Per le biciclette elettriche truccate confisca e multa fino a 6.000 euro
La normativa europea impone un limite di 250 watt, ma c’è chi non si accontenta
TRENTO Alla crescita, negli ultimi anni, della vendita di biciclette a pedalata assistita si accompagna un andamento analogo dei trucchi per modificare la velocità del mezzo oltre i limiti concessi dalla normativa europea. Con pericoli annessi. E anche se «dopare» la bici può costare caro, è ancora problematico cogliere chi compie un’infrazione di questo tipo.
Il motore elettrico può essere applicato alle bici per assistere la pedalata e per superare pendii che altrimenti sarebbero difficilmente affrontabili anche dagli sportivi più affezionati alla salita. Si alimenta pedalando e, una volta raggiunta la potenza di 250 watt — la massima concessa dalla normativa europea, equivalente a una velocità di 25 chilometri orari — si interrompe; il resto lo fa la forza messa sui pedali dal ciclista. Ma c’è chi «dopa» il mezzo, storpiandone con il funzionamento la funzione stessa. «Aumentando la potenza della batteria si vuole sostituire la pedalata, e non integrarla» spiega il comandante della polizia locale di Trento, Lino Giacomoni.
Le biciclette a pedalata assistita che vengono manomesse possono raggiungere le stesse caratteristiche di un ciclomotore e, pertanto, per circolare avrebbero bisogno di una serie di precauzioni e permessi.

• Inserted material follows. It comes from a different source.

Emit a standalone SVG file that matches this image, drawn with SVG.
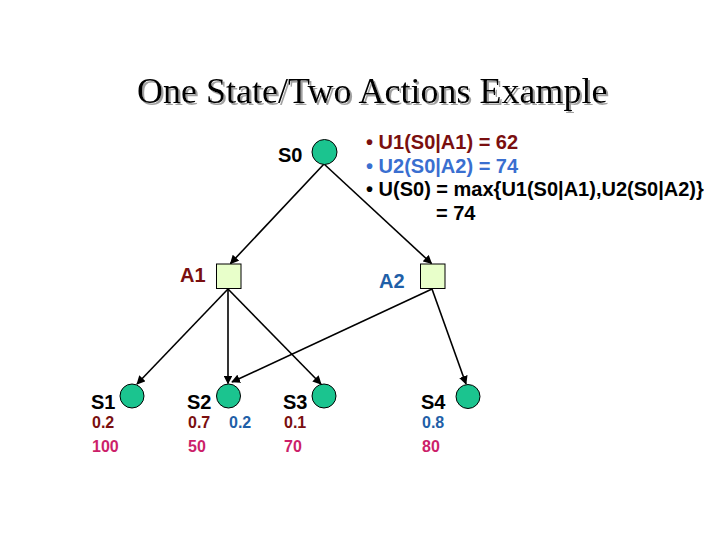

Per questo le sanzioni connesse alla manomissione dei motori elettrici delle bici «equivalgono a quelle per guida di un ciclomotore senza patente, carta di circolazione, targa, assicurazione e casco». Vale a dire confisca del mezzo e multa fino a 6.000 euro.
La difficoltà nell’evidenziare tempestivamente queste infrazioni però è grande, dato che la modifica della potenza della batteria non è visibile e una velocità maggiore a 25 chilometri all’ora potrebbe essere dovuta alla potenza messa dal ciclista sui pedali. «Solo qualora venga posizionato un acceleratore sul manubrio possiamo avere l’evidenza della manomissione» continua Giacomoni. Nei restanti casi, la certezza è successiva a una perizia «che può avvenire soltanto una volta sequestrato il mezzo». Tuttavia, i controlli sulle bici sono pochi, dal momento che si tratta di veicoli non vincolati a omologazione e il loro utilizzo non necessita di permessi o patente. Al sequestro di velocipedi, quindi, si procede raramente, soprattutto a seguito di un sinistro stradale la cui dinamica faccia presupporre una velocità eccessiva del ciclista.